Quand arrive cet anniversaire, consacrant leur demi-année écoulée en petit couple parfait, la fille se dit que ça y est, elle peut céder. Qu’elle est dans son bon droit. Qu’elle ne passera pas pour une fille facile ou une salope en faisant ça. Dans sa tête, c’est important et symbolique ces six mois. Ça lui prouve qu’il est resté, qu’il bel et bien amouraché, lui ce petit vaurien qui normalement se lasse rapidement et pour un rien.

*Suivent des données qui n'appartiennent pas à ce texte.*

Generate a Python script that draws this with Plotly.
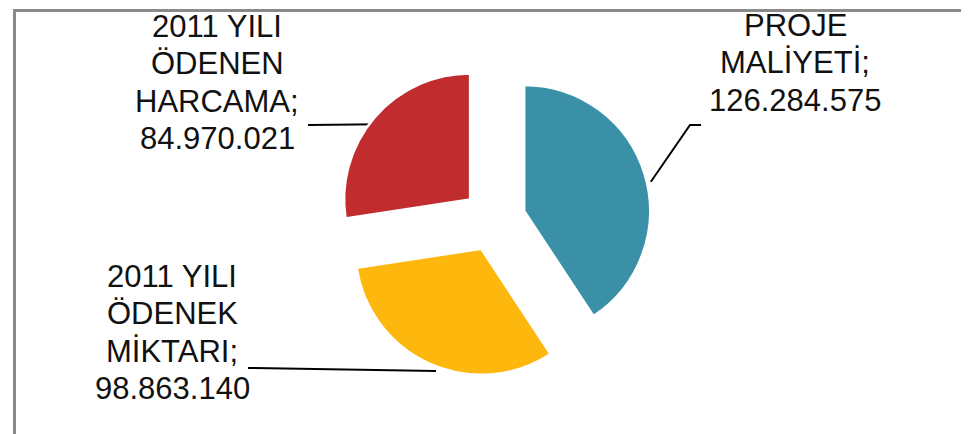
import math
import plotly.graph_objects as go

labels = ["PROJE MALİYETİ", "2011 YILI ÖDENEK MİKTARI", "2011 YILI ÖDENEN HARCAMA"]
label_lines = [["PROJE", "MALİYETİ;", "126.284.575"],
               ["2011 YILI", "ÖDENEK", "MİKTARI;", "98.863.140"],
               ["2011 YILI", "ÖDENEN", "HARCAMA;", "84.970.021"]]
values = [126284575, 98863140, 84970021]
colors = ["#3A91A7", "#FDB70D", "#C12C2E"]

W, H = 969, 434
CX, CY = 492, 219          # visual pie centre (px)
DOM_DX, DOM_DY = -6, -7    # correction between domain centre and drawn centre
PULL = 0.25
R = 126                    # slice radius (px)
half = R * (1 + PULL)

FS = 31
# label placement: centre x and first baseline (px); line step
label_x = [787, 164, 209]
label_base = [35, 286, 36]
STEP = 37.5
leader_ends = [[(693, 117), (682, 117)], [(240, 360)], [(300, 117)]]

fig = go.Figure()
dcx, dcy = CX + DOM_DX, CY + DOM_DY
fig.add_trace(go.Pie(
    labels=labels, values=values, sort=False, direction="clockwise", rotation=0,
    pull=[PULL] * 3, textinfo="none", hoverinfo="label+value",
    marker=dict(colors=colors, line=dict(color="white", width=2.5)),
    domain=dict(x=[(dcx - half) / W, (dcx + half) / W], y=[1 - (dcy + half) / H, 1 - (dcy - half) / H]),
    showlegend=False,
))

total = sum(values)
cum = 0
for i, v in enumerate(values):
    mid = (cum + v / 2) / total * 2 * math.pi
    cum += v
    dist = PULL * R + R
    sx = CX + dist * math.sin(mid)
    sy = CY - dist * math.cos(mid)
    pts = [(sx, sy)] + leader_ends[i][::-1]
    fig.add_trace(go.Scatter(x=[p[0] for p in pts], y=[p[1] for p in pts], mode="lines",
                             line=dict(color="black", width=2), hoverinfo="skip", showlegend=False))
    for k, line in enumerate(label_lines[i]):
        base = label_base[i] + k * STEP
        fig.add_annotation(x=label_x[i], y=base - 0.58 * FS, xref="x", yref="y",
                           text=line, showarrow=False, xanchor="center", yanchor="middle",
                           font=dict(family="Liberation Sans, Arial", size=FS, color="#111111"))

# frame
fig.add_shape(type="line", x0=5, x1=W, y0=2.5, y1=2.5, xref="x", yref="y", line=dict(color="#8a8a8a", width=3))
fig.add_shape(type="line", x0=6.5, x1=6.5, y0=1, y1=433, xref="x", yref="y", line=dict(color="#8a8a8a", width=3))
fig.add_shape(type="line", x0=6, x1=W, y0=432.5, y1=432.5, xref="x", yref="y", line=dict(color="#d6d6d6", width=2))

fig.update_layout(
    width=W, height=H, margin=dict(l=0, r=0, t=0, b=0),
    paper_bgcolor="white", plot_bgcolor="rgba(0,0,0,0)",
    xaxis=dict(range=[0, W], visible=False, fixedrange=True),
    yaxis=dict(range=[H, 0], visible=False, fixedrange=True),
)
fig.write_html("out.html")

La fille se trompe. En vérité s’il ne s’est pas lassé, s’il n’a pas été frustré de ne pas pouvoir la baiser, c’est justement parce qu’il n’a pas cessé de la tromper. Aussi ça ne le gêne pas de devoir poireauter. Il attend son heure, il veut son joli trophée.

 

Alors un beau soir de février, un soir de trop grande liberté, la fille se donne et perd pour un sagouin sa virginité.

 

Ce jeu durera peu. Le garçon, qu’elle prend à tort pour son amoureux, ne restera qu’un peu. Quelques petits mois à venir la butiner par-ci par-là. Trois petits tours et puis s’en va. Un jour, il la jette et part au loin sans regret.

 

La fille n’a pas réussi à retenir son amour faux, son amoureux de quelques nuits. Elle met ça sur son manque de grâce, dans son ignorance crasse du genre humain qui ne doute de rien, qui se permet des jeux malsains, qui utilise l’autre et le rejette après comme un vieux machin, et qui laisse les jeunes filles se sentir comme des torchons sales sur lesquels on s’est essuyé la bite et les mains.

 

La fille pense qu’il l’a quittée parce qu’elle manque d’attrait. Parce qu’il y a trop ou pas assez sur son petit corps de jeune fille en devenir, dysmorphophobie, elle pense qu’elle est laide à en crever, à faire fuir ceux qui la verront dénudée.

 

Les dés sont jetés, rien ne va plus, le doute restera toujours installé : réussira-t-on à l’aimer, elle qui ne voit que des défauts et des tares où qu’elle pose ses yeux, malgré les hommes qui louchent sur elle, qui ne cessent de l’aborder, alors qu’au fond, malgré le corps gracile de très très jeune fille, c’est un grand bébé. Malgré, aussi, les filles qui commencent à la détester. Elle a trop de succès. Ça leur donne envie de cracher dans son dos. C’est ça le pire dans ce monde de fous, les femmes qui se tirent dans les pattes, et les hommes derrière qui en jouent.

 

Elle ne sait pas si son sexe maintenant utilisé fait d’elle une petite femme, ou une petite pute à mépriser. Une chose est certaine, c’est que dès que son corps à commencer à muer, c’est tout sa vie qui lui a échappé.

 

C’est comme ça qu’elle s’est construite, s’extrayant de son corps de petite fille pour devenir une femme-objet. Sans le percevoir. Sans y penser. Biberonnée aux normes sociales et injonctions à la beauté, au romantisme désuet qui ne prépare pas à la réalité, la fille a fini par s’oublier.